After removing the effect of area loss, fragmentation has been shown to increase, decrease or not affect biodiversity. We explored the effect of fragmentation on biodiversity of spiders in the fragmented landscapes of Southern Judea Lowlands (SJL), Israel. SJL lies in the transition zone between the Mediterranean ecosystem in the north, and the arid Negev desert in the south. Over a gradient of 30 km, mean annual precipitation drops from 450 to 250 mm/y. At the landscape scale, SJL is an agro-ecosystem with small, more natural patches of various areas embedded inside the agricultural matrix.

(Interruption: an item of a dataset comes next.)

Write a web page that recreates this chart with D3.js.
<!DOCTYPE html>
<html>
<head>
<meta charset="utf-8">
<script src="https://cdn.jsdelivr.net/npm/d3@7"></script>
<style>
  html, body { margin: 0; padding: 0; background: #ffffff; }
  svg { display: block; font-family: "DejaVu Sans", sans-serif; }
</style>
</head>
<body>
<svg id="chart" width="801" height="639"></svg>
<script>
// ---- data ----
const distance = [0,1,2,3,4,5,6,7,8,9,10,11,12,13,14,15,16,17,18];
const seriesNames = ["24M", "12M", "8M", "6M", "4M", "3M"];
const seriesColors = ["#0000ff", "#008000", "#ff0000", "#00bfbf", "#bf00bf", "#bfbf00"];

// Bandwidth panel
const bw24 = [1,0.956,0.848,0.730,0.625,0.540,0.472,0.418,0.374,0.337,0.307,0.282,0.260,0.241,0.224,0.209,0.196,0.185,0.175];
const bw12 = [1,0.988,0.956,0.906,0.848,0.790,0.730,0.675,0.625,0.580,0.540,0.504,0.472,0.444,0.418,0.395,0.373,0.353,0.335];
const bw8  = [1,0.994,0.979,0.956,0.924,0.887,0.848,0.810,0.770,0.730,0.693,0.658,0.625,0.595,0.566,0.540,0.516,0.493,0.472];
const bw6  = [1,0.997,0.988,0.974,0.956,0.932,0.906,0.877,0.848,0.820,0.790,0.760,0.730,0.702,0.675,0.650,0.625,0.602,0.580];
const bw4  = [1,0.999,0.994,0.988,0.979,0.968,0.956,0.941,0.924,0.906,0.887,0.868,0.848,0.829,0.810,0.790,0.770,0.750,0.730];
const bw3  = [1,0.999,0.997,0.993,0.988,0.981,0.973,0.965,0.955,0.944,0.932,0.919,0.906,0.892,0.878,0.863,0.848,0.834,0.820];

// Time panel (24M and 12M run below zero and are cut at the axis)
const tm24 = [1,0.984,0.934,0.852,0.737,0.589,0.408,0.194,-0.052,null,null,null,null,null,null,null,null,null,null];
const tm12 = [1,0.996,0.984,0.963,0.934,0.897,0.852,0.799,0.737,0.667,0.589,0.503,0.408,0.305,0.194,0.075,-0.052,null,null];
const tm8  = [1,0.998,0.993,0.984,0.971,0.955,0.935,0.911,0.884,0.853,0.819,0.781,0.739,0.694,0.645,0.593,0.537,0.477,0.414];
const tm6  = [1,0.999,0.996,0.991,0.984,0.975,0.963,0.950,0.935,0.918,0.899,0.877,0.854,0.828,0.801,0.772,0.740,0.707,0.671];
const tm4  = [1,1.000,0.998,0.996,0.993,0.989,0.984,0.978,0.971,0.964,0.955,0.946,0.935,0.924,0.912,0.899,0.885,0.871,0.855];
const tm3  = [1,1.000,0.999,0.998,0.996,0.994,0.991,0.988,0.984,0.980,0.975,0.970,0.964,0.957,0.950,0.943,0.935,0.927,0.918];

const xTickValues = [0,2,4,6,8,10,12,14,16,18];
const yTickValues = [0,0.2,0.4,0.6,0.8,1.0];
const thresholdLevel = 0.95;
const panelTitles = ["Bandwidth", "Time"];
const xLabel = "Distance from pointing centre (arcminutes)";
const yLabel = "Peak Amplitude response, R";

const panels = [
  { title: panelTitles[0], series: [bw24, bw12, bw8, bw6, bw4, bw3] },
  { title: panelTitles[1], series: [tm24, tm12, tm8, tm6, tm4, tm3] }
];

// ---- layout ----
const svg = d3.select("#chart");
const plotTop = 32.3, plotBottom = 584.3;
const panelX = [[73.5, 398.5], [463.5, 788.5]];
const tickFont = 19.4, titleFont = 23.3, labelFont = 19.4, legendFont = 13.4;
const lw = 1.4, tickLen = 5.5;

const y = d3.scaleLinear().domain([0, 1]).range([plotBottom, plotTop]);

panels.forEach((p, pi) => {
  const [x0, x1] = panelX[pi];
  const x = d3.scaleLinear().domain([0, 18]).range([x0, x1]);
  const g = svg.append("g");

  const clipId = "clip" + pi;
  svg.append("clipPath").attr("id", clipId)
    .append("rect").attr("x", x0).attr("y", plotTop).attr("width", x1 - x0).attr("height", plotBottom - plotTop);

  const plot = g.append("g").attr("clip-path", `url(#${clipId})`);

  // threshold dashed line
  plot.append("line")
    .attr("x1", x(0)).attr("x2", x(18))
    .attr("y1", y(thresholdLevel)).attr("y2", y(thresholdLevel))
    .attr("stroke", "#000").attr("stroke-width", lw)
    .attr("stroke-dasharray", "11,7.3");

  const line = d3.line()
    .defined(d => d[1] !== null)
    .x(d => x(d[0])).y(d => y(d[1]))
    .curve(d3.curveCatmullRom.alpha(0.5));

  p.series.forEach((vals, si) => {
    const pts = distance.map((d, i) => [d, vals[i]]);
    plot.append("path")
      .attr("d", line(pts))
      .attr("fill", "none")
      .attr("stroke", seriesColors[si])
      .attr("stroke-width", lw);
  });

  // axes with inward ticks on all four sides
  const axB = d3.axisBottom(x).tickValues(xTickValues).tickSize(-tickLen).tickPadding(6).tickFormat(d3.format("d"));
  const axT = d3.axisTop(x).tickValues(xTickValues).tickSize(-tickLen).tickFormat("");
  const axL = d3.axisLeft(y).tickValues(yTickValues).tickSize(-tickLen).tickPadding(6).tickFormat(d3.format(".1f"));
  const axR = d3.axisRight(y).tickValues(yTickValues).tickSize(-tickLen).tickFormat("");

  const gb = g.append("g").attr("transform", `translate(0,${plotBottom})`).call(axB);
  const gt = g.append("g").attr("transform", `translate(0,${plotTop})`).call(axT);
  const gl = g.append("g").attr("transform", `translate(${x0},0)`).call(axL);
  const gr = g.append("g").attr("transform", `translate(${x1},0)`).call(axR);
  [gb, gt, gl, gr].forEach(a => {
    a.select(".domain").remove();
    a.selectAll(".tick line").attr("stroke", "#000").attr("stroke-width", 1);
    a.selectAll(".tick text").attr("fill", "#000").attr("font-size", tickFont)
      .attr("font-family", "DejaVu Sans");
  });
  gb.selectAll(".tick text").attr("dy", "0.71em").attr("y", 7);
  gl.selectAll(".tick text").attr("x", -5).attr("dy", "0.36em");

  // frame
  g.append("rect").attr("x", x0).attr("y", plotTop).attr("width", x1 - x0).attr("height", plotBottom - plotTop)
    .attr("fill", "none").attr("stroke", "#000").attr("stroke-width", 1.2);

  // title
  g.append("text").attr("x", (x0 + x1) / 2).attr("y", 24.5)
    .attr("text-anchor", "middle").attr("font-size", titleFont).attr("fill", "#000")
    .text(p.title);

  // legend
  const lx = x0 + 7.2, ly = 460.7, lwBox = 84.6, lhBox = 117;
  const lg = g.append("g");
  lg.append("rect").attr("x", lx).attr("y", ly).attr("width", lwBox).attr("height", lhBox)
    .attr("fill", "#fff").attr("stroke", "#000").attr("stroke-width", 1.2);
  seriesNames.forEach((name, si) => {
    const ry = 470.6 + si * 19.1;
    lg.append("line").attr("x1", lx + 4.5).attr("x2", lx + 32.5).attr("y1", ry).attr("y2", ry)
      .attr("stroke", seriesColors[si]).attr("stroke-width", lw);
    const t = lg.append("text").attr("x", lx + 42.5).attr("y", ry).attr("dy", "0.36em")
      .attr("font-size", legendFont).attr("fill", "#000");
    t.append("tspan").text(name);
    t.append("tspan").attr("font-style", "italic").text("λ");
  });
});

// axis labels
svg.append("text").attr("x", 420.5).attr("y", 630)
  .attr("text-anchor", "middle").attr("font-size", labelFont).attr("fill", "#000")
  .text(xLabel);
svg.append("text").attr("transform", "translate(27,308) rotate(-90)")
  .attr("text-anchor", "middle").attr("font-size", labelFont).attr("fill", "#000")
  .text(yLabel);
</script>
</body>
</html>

We used a data-set comprising more than 15,000 spider individuals from 200 species or morpho-species. The spiders were sampled in three 4×3.2 km landscapes along the sharp climatic gradient. In each landscape, 12 patches of different areas and a continuous area were sampled. We used two methods to decouple the effect of fragmentation from the habitat loss effect. First, for each landscape, we estimated the number of species in each patch using accumulation curves. We conducted a linear regression of log(species) against log(area) and extrapolated the SPAR to the combined total area of all 12 patches. We estimated the actual number of species in all 12 patches combined and determined whether the value lay above, below or on the line of the extrapolation. Second, we selected all combinations of patches whose total area lay in a small range (±5%) around the area of a focal patch. We did it separately for different fragmentation levels (number of patches whose area is combined), ranging from two to nine patches. We calculated the mean Fisher's alpha for different fragmentation levels and compared the value to the Fisher's alpha of the focal patch.

Results/Conclusions

We found that in all three landscapes, the estimated number of species in all 12 patches lay above the expected species diversity of the SPAR. We also found that in SJL, Fisher's alpha increased with fragmentation level. We suggest that in SJL, the species turnover between patches overcompensates for the reduced number of species in each patch due to area loss.